Cheguei ao bar em modo emergência. Não era por sede de álcool, era por abstinência de sanidade. Lá estava ele: o Doutor. Já acomodado com seu chope gelado, o olhar distante de quem analisa o mundo entre um amendoim e outro.

O happy hour dele era um ritual sagrado – cerveja, silêncio e, com sorte, nenhuma conversa sobre política. Mas eu cheguei com um furacão na cabeça e pedi… um chá de camomila.

Silêncio.

O garçom, que nunca tinha ouvido aquilo nem quando o bar virou ponto de yoga na pandemia, travou. O Doutor levantou uma sobrancelha, como quem pensa: “Já vi negacionista virar vegetariano, mas isso… isso é novo.”

– Me desculpa, Doutor. Sei que atrapalho sua contemplação etílica, mas minha cabeça tá mais travada que sistema da Receita no último dia de declarar o IR.

Ele anotou algo na caderneta. Provavelmente: “Paciente em surto florido. Sintoma: pede chá num boteco.”

Respirei fundo. Comecei o relato:

– Tive um sonho, Doutor. Um pesadelo daqueles que nem Freud explica sem antes tomar um Lexotan. Era uma revolta no Brasil por causa da morte de dois funcionários da embaixada de Israel em… Washington. Isso mesmo. Revolta em Brasília por evento em Washington. Já começou aí o delírio.
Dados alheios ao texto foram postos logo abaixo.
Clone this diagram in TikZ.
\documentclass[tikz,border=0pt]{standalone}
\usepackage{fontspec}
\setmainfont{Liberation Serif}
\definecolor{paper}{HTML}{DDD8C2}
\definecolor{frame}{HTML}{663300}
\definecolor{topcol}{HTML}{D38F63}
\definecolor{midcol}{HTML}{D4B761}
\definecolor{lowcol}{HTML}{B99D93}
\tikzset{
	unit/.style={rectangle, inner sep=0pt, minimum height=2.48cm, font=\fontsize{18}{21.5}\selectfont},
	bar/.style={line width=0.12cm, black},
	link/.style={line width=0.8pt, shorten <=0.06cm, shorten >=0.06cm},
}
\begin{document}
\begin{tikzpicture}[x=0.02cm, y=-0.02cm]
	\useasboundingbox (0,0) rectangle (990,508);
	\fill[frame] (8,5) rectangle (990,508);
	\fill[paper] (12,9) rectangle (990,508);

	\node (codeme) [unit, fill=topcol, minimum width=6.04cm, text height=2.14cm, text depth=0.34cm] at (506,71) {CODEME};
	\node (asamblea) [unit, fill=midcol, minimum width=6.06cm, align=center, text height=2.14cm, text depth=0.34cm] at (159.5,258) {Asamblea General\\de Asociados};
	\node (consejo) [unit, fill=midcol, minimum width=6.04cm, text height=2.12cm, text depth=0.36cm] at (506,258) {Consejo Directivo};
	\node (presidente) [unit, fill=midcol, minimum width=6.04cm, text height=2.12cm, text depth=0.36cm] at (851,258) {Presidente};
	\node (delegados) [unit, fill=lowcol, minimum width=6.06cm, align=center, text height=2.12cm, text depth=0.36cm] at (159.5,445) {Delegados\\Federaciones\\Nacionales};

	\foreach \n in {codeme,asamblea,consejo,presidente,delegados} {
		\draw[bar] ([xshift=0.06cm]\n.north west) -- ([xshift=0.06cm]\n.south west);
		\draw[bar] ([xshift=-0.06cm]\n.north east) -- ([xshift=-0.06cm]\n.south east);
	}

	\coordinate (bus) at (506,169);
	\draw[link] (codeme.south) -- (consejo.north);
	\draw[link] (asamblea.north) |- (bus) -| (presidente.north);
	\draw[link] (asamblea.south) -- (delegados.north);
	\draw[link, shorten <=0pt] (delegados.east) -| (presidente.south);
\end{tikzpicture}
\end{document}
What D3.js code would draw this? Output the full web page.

O garçom parou no meio do salão. O cara da sinuca largou o taco como quem pressente tragédia.

– E não era uma revolta qualquer. Gente queimando bonecas Bebê Reborn em praça pública, num protesto simbólico… contra as crianças de Gaza. Um surto coletivo digno de Black Mirror meets Cracolândia.

O Doutor coçou o queixo. Anotou de novo. – Mas aí veio o clímax: Bolsonaro apareceu. Claro que apareceu. É sonho ruim, né? Ele surgiu montado num jegue, sem camisa, coberto por uma faixa que dizia “Salvador da Pátria”. E do nada, o cara começa a jogar gasolina na bandeira dos Estados Unidos… e queima! Pausa dramática.

– QUEIMA, Doutor! A bandeira que ele mais ama. Aquela que ele tratava com mais carinho que os filhos, que a Constituição, que o Queiroz. A bandeira que ele praticamente adotou como segunda pele… queimando. Mais silêncio. Mais choque.

– E gritando: “PRECISAMOS VOLTAR A QUEIMAR A BANDEIRA AMERICANA! Quem esses imperialistas pensam que são pra querer investigar o nosso Alexandre de Moraes?!”

Eu olhei pro copo de chá. Frio, insosso, desmoralizado. O líquido tinha mais coerência que o roteiro do meu pesadelo.

– Foi aí que eu acordei, Doutor. No susto. Suando. E percebi: não era realidade. Era só um delírio onírico patrocinado por excesso de manchete e pouco filtro solar. Porque veja bem… esse mesmo Bolsonaro que sonha em matar Alexandre de Moraes, Lula e Alckmin, agora tava ofendido com o secretário de Estado americano por sugerir punição ao Moraes? Revirei os olhos.

– É demais até pra quem tem Síndrome de Williams, Doutor. Porque veja: a família Bolsonaro tem essa relação meio… grudentinha com os EUA. É tipo síndrome de Williams mesmo: afeição desmedida, sorriso fácil, amor platônico por vendedor de popcorn e de “ince cream”. Eles não queimam bandeira. Eles batem continência, pedem autógrafo e juram lealdade eterna em inglês com sotaque de rodoviária. O garçom, emocionado, limpou uma lágrima com o pano de balcão. O cara da sinuca cruzou os braços.

Todos atentos.

– Sei que é um exagero, Doutor. Mas será que essa paixão por líderes grosseiros, autoritários, que batem na mesa e gritam “eu mando!”… não é um caso clínico? O Doutor, até então mudo como o Supremo diante de um indulto absurdo, fechou a caderneta com delicadeza. Deu um último gole no chope, limpou a espuma da barba e respondeu, pela primeira e única vez na noite:

– Chá trata ansiedade. Chope trata lucidez.